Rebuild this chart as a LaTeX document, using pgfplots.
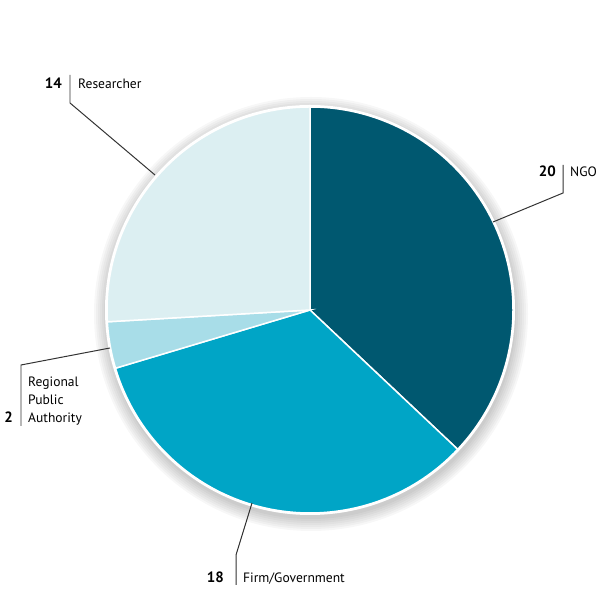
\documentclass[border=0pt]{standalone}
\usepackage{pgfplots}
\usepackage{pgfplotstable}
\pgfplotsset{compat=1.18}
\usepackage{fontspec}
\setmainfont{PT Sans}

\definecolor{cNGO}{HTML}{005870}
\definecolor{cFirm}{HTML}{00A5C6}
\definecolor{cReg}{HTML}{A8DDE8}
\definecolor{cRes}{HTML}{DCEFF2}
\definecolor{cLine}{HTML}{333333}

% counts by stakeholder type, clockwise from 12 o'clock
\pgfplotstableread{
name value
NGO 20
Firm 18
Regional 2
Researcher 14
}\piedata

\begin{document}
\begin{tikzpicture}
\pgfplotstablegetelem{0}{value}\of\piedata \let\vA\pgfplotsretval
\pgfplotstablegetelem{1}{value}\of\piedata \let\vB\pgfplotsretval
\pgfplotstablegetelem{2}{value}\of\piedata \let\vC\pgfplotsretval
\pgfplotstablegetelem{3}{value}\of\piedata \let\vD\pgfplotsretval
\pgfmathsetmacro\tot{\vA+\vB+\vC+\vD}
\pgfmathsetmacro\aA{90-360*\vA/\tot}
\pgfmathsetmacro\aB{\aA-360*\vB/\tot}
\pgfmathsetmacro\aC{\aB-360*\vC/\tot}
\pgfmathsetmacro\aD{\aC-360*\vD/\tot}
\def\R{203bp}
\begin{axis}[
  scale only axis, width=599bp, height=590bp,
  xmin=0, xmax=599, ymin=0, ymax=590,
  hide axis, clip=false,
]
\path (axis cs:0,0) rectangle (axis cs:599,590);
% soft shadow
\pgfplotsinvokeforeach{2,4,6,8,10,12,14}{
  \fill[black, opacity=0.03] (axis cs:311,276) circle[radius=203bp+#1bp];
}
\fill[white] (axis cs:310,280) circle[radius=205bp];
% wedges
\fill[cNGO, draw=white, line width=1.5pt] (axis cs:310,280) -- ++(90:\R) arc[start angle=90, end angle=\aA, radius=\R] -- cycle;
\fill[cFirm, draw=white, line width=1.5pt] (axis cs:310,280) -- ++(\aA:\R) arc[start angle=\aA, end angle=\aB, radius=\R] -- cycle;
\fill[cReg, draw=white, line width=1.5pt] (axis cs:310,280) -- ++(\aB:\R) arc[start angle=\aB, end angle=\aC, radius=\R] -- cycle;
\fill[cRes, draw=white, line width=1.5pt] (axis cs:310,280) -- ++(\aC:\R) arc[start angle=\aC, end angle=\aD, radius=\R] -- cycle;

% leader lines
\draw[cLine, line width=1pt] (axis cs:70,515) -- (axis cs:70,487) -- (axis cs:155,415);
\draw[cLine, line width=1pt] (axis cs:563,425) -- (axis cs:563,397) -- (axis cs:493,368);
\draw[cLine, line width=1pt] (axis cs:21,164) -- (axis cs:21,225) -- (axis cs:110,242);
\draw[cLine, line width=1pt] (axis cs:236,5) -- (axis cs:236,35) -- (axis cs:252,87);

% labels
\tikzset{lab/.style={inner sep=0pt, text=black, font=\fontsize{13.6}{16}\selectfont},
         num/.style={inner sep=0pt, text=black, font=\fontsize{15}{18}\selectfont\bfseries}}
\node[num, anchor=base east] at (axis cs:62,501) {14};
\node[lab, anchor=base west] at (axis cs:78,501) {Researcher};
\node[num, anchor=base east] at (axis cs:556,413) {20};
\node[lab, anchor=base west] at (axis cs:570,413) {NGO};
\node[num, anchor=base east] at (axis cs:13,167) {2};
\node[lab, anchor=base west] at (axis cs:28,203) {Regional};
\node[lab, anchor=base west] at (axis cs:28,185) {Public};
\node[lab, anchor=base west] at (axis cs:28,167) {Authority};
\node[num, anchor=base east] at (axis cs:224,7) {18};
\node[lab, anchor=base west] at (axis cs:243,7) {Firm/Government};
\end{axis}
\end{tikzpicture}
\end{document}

══════════

_WHAT YOU NEED TO DO_: All of the material above is to be copied exactly, except for its images.

_OUTPUT BELOW_:
Rebuild this chart as a LaTeX document, using pgfplots.
\documentclass[border=0pt]{standalone}
\usepackage{pgfplots}
\usepackage{pgfplotstable}
\pgfplotsset{compat=1.18}
\usepackage{fontspec}
\setmainfont{PT Sans}

\definecolor{cNGO}{HTML}{005870}
\definecolor{cFirm}{HTML}{00A5C6}
\definecolor{cReg}{HTML}{A8DDE8}
\definecolor{cRes}{HTML}{DCEFF2}
\definecolor{cLine}{HTML}{333333}

% counts by stakeholder type, clockwise from 12 o'clock
\pgfplotstableread{
name value
NGO 20
Firm 18
Regional 2
Researcher 14
}\piedata

\begin{document}
\begin{tikzpicture}
\pgfplotstablegetelem{0}{value}\of\piedata \let\vA\pgfplotsretval
\pgfplotstablegetelem{1}{value}\of\piedata \let\vB\pgfplotsretval
\pgfplotstablegetelem{2}{value}\of\piedata \let\vC\pgfplotsretval
\pgfplotstablegetelem{3}{value}\of\piedata \let\vD\pgfplotsretval
\pgfmathsetmacro\tot{\vA+\vB+\vC+\vD}
\pgfmathsetmacro\aA{90-360*\vA/\tot}
\pgfmathsetmacro\aB{\aA-360*\vB/\tot}
\pgfmathsetmacro\aC{\aB-360*\vC/\tot}
\pgfmathsetmacro\aD{\aC-360*\vD/\tot}
\def\R{203bp}
\begin{axis}[
  scale only axis, width=599bp, height=590bp,
  xmin=0, xmax=599, ymin=0, ymax=590,
  hide axis, clip=false,
]
\path (axis cs:0,0) rectangle (axis cs:599,590);
% soft shadow
\pgfplotsinvokeforeach{2,4,6,8,10,12,14}{
  \fill[black, opacity=0.03] (axis cs:311,276) circle[radius=203bp+#1bp];
}
\fill[white] (axis cs:310,280) circle[radius=205bp];
% wedges
\fill[cNGO, draw=white, line width=1.5pt] (axis cs:310,280) -- ++(90:\R) arc[start angle=90, end angle=\aA, radius=\R] -- cycle;
\fill[cFirm, draw=white, line width=1.5pt] (axis cs:310,280) -- ++(\aA:\R) arc[start angle=\aA, end angle=\aB, radius=\R] -- cycle;
\fill[cReg, draw=white, line width=1.5pt] (axis cs:310,280) -- ++(\aB:\R) arc[start angle=\aB, end angle=\aC, radius=\R] -- cycle;
\fill[cRes, draw=white, line width=1.5pt] (axis cs:310,280) -- ++(\aC:\R) arc[start angle=\aC, end angle=\aD, radius=\R] -- cycle;

% leader lines
\draw[cLine, line width=1pt] (axis cs:70,515) -- (axis cs:70,487) -- (axis cs:155,415);
\draw[cLine, line width=1pt] (axis cs:563,425) -- (axis cs:563,397) -- (axis cs:493,368);
\draw[cLine, line width=1pt] (axis cs:21,164) -- (axis cs:21,225) -- (axis cs:110,242);
\draw[cLine, line width=1pt] (axis cs:236,5) -- (axis cs:236,35) -- (axis cs:252,87);

% labels
\tikzset{lab/.style={inner sep=0pt, text=black, font=\fontsize{13.6}{16}\selectfont},
         num/.style={inner sep=0pt, text=black, font=\fontsize{15}{18}\selectfont\bfseries}}
\node[num, anchor=base east] at (axis cs:62,501) {14};
\node[lab, anchor=base west] at (axis cs:78,501) {Researcher};
\node[num, anchor=base east] at (axis cs:556,413) {20};
\node[lab, anchor=base west] at (axis cs:570,413) {NGO};
\node[num, anchor=base east] at (axis cs:13,167) {2};
\node[lab, anchor=base west] at (axis cs:28,203) {Regional};
\node[lab, anchor=base west] at (axis cs:28,185) {Public};
\node[lab, anchor=base west] at (axis cs:28,167) {Authority};
\node[num, anchor=base east] at (axis cs:224,7) {18};
\node[lab, anchor=base west] at (axis cs:243,7) {Firm/Government};
\end{axis}
\end{tikzpicture}
\end{document}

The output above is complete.